Coursera Getting and Cleaning Data Course Project
This project organizes and summarizes a dataset using Tidy principles. An R script, run_analysis.R, contains the R code to to load dataset, organize data, and output a tidy dataset that provides the mean for each input data column by subjectId, and activity.
The input data can be obtained from [https://d396qusza40orc.cloudfront.net/getdata%2Fprojectfiles%2FUCI%20HAR%20Dataset.zip]. The run_analysis.R script assumes that this file has been downloaded and extracted to the R working directory.
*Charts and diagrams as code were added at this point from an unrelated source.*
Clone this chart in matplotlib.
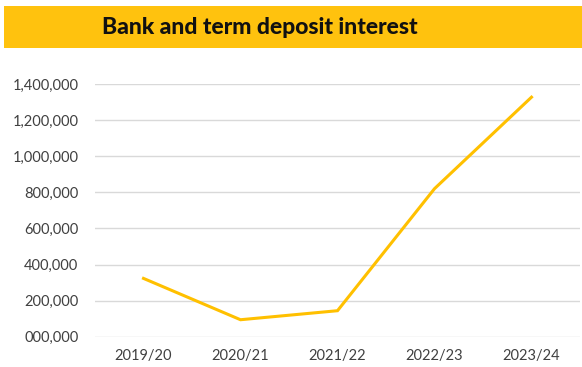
import matplotlib
matplotlib.use("Agg")
import matplotlib.pyplot as plt
from matplotlib.patches import Rectangle

years = ["2019/20", "2020/21", "2021/22", "2022/23", "2023/24"]
interest = [323000, 94000, 144000, 820000, 1327000]
y_ticks = [0, 200000, 400000, 600000, 800000, 1000000, 1200000, 1400000]
y_tick_labels = ["000,000", "200,000", "400,000", "600,000", "800,000",
                 "1,000,000", "1,200,000", "1,400,000"]
title = "Bank and term deposit interest"

W, H = 582, 367
fig = plt.figure(figsize=(W / 100, H / 100), dpi=100)

# title banner
fig.patches.append(Rectangle((4 / W, 1 - 48 / H), (582 - 4) / W, 42 / H,
                             transform=fig.transFigure, facecolor="#FFC20E",
                             edgecolor="none", zorder=0))
fig.text(260 / W, 1 - 28 / H, title, ha="center", va="center",
         fontsize=16.5, fontweight=900, family="Lato", color="#111111")

ax = fig.add_axes([95 / W, 1 - 336.7 / H, (580 - 95) / W, (336.7 - 84) / H])
x = range(len(years))
ax.plot(x, interest, color="#FFC000", lw=2.2, solid_joinstyle="miter", zorder=3)
ax.set_xlim(-0.5, len(years) - 0.5)
ax.set_ylim(0, 1400000)
ax.set_yticks(y_ticks)
ax.set_yticklabels(y_tick_labels)
ax.set_xticks(list(x))
ax.set_xticklabels(years)
ax.grid(axis="y", color="#D9D9D9", lw=1.0)
ax.set_axisbelow(True)
for s in ax.spines.values():
    s.set_visible(False)
ax.tick_params(axis="both", length=0, labelsize=10.5, colors="#404040",
               labelfontfamily="Lato")
ax.tick_params(axis="y", pad=12)
ax.tick_params(axis="x", pad=9)

fig.savefig("out.png", dpi=100)
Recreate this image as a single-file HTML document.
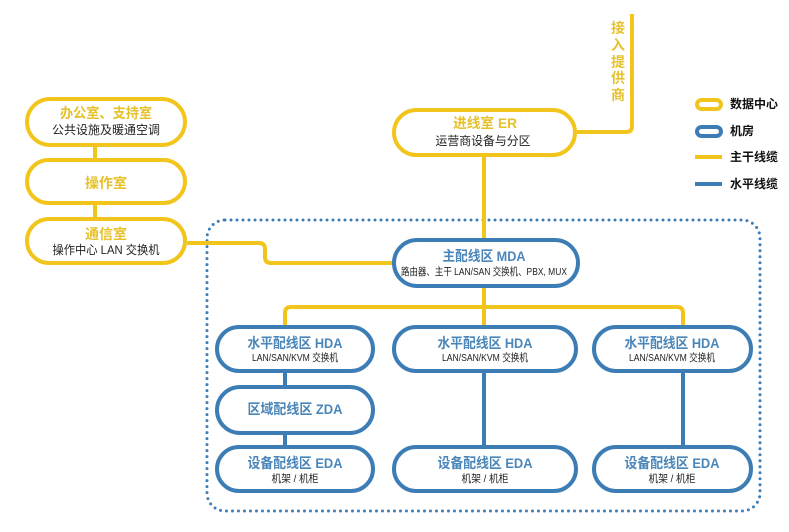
<!DOCTYPE html>
<html><head><meta charset="utf-8"><style>
html,body{margin:0;padding:0;background:#fff;}
svg{display:block;}
text{font-family:"Liberation Sans","Noto Sans CJK SC",sans-serif;}
.ty{fill:#e6c12c;font-weight:bold;font-size:14px;}
.tb{fill:#4a86b9;font-weight:bold;font-size:14px;}
.s{fill:#222;font-size:12px;}
.ss{fill:#222;font-size:10.5px;}
.lg{fill:#111;font-weight:bold;font-size:12px;}
</style></head><body>
<svg width="789" height="532" viewBox="0 0 789 532" xmlns="http://www.w3.org/2000/svg">
<rect x="207" y="220" width="553" height="291" rx="18" fill="none" stroke="#3d7db5" stroke-width="3" stroke-linecap="round" stroke-dasharray="0 6"/>

<g fill="none" stroke="#f2c51c" stroke-width="4">
<path d="M95,145 V160"/>
<path d="M95,203 V219"/>
<path d="M187,243 H259 Q265,243 265,249 V257 Q265,263 271,263 H394"/>
<path d="M577,132 H626 Q632,132 632,126 V14"/>
<path d="M484,157 V240"/>
<path d="M484,288 V327"/>
<path d="M285,327 V313 Q285,307 291,307 H677 Q683,307 683,313 V327"/>
<rect x="27" y="99" width="158" height="46" rx="23"/>
<rect x="27" y="160" width="158" height="43" rx="21.5"/>
<rect x="27" y="219" width="158" height="44" rx="22"/>
<rect x="394" y="110" width="181" height="45" rx="22.5"/>
</g>

<g fill="none" stroke="#3d7db5" stroke-width="4">
<path d="M285,373 V387"/>
<path d="M285,433 V447"/>
<path d="M484,373 V447"/>
<path d="M683,373 V447"/>
<rect x="394" y="240" width="184" height="46" rx="23" fill="#fff"/>
<rect x="217" y="327" width="156" height="44" rx="22"/>
<rect x="394" y="327" width="182" height="44" rx="22"/>
<rect x="594" y="327" width="157" height="44" rx="22"/>
<rect x="217" y="387" width="156" height="46" rx="23"/>
<rect x="217" y="447" width="156" height="44" rx="22"/>
<rect x="394" y="447" width="182" height="44" rx="22"/>
<rect x="594" y="447" width="157" height="44" rx="22"/>
</g>

<!-- left column -->
<text class="ty" x="106" y="118" text-anchor="middle" textLength="92" lengthAdjust="spacingAndGlyphs">办公室、支持室</text>
<text class="s" x="106" y="134" text-anchor="middle" textLength="108" lengthAdjust="spacingAndGlyphs">公共设施及暖通空调</text>
<text class="ty" x="106" y="188" text-anchor="middle" textLength="42" lengthAdjust="spacingAndGlyphs">操作室</text>
<text class="ty" x="106" y="239" text-anchor="middle" textLength="42" lengthAdjust="spacingAndGlyphs">通信室</text>
<text class="s" x="106" y="254" text-anchor="middle" textLength="107" lengthAdjust="spacingAndGlyphs">操作中心 LAN 交换机</text>

<!-- ER -->
<text class="ty" x="485" y="128" text-anchor="middle" textLength="64" lengthAdjust="spacingAndGlyphs">进线室 ER</text>
<text class="s" x="483" y="145" text-anchor="middle" textLength="95" lengthAdjust="spacingAndGlyphs">运营商设备与分区</text>

<!-- vertical text -->
<g class="ty" text-anchor="middle">
<text class="ty" x="618" y="33">接</text>
<text class="ty" x="618" y="50">入</text>
<text class="ty" x="618" y="67">提</text>
<text class="ty" x="618" y="83">供</text>
<text class="ty" x="618" y="100">商</text>
</g>

<!-- MDA -->
<text class="tb" x="484" y="261" text-anchor="middle" textLength="83" lengthAdjust="spacingAndGlyphs">主配线区 MDA</text>
<text class="ss" x="484" y="275" text-anchor="middle" textLength="166" lengthAdjust="spacingAndGlyphs">路由器、主干 LAN/SAN 交换机、PBX, MUX</text>

<!-- HDA -->
<text class="tb" x="295" y="348" text-anchor="middle" textLength="95" lengthAdjust="spacingAndGlyphs">水平配线区 HDA</text>
<text class="ss" x="295" y="361" text-anchor="middle" textLength="86" lengthAdjust="spacingAndGlyphs">LAN/SAN/KVM 交换机</text>
<text class="tb" x="485" y="348" text-anchor="middle" textLength="95" lengthAdjust="spacingAndGlyphs">水平配线区 HDA</text>
<text class="ss" x="485" y="361" text-anchor="middle" textLength="86" lengthAdjust="spacingAndGlyphs">LAN/SAN/KVM 交换机</text>
<text class="tb" x="672" y="348" text-anchor="middle" textLength="95" lengthAdjust="spacingAndGlyphs">水平配线区 HDA</text>
<text class="ss" x="672" y="361" text-anchor="middle" textLength="86" lengthAdjust="spacingAndGlyphs">LAN/SAN/KVM 交换机</text>

<!-- ZDA -->
<text class="tb" x="295" y="414" text-anchor="middle" textLength="95" lengthAdjust="spacingAndGlyphs">区域配线区 ZDA</text>

<!-- EDA -->
<text class="tb" x="295" y="468" text-anchor="middle" textLength="95" lengthAdjust="spacingAndGlyphs">设备配线区 EDA</text>
<text class="ss" x="295" y="482" text-anchor="middle" textLength="47" lengthAdjust="spacingAndGlyphs">机架 / 机柜</text>
<text class="tb" x="485" y="468" text-anchor="middle" textLength="95" lengthAdjust="spacingAndGlyphs">设备配线区 EDA</text>
<text class="ss" x="485" y="482" text-anchor="middle" textLength="47" lengthAdjust="spacingAndGlyphs">机架 / 机柜</text>
<text class="tb" x="672" y="468" text-anchor="middle" textLength="95" lengthAdjust="spacingAndGlyphs">设备配线区 EDA</text>
<text class="ss" x="672" y="482" text-anchor="middle" textLength="47" lengthAdjust="spacingAndGlyphs">机架 / 机柜</text>

<!-- legend -->
<rect x="697" y="100" width="24" height="9" rx="4.5" fill="none" stroke="#f2c51c" stroke-width="4"/>
<rect x="697" y="127" width="24" height="9" rx="4.5" fill="none" stroke="#3d7db5" stroke-width="4"/>
<path d="M695,157 H722" stroke="#f2c51c" stroke-width="4"/>
<path d="M695,184 H722" stroke="#3d7db5" stroke-width="4"/>
<text class="lg" x="730" y="108">数据中心</text>
<text class="lg" x="730" y="135">机房</text>
<text class="lg" x="730" y="161">主干线缆</text>
<text class="lg" x="730" y="188">水平线缆</text>
</svg>
</body></html>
An R script has been provided below for this purpose:
download.file(
url="https://d396qusza40orc.cloudfront.net/getdata%2Fprojectfiles%2FUCI%20HAR%20Dataset.zip"
,destfile="Dataset.ZIP"
,mode="wb")
unzip("Dataset.ZIP")
The script run_analysis.R performs these steps on the extracted datasets:
- Merges the training and the test sets to create one data set.
- Extracts only the measurements on the mean and standard deviation for each measurement.
- Uses descriptive activity names to name the activities in the data set
- Appropriately labels the data set with descriptive variable names.
- From the data set in step 4, creates a second, independent tidy data set with the average of each variable for each activity and each subject.
Reviewers should review the codebook and examine the code and comments in run_analysis.R for more information.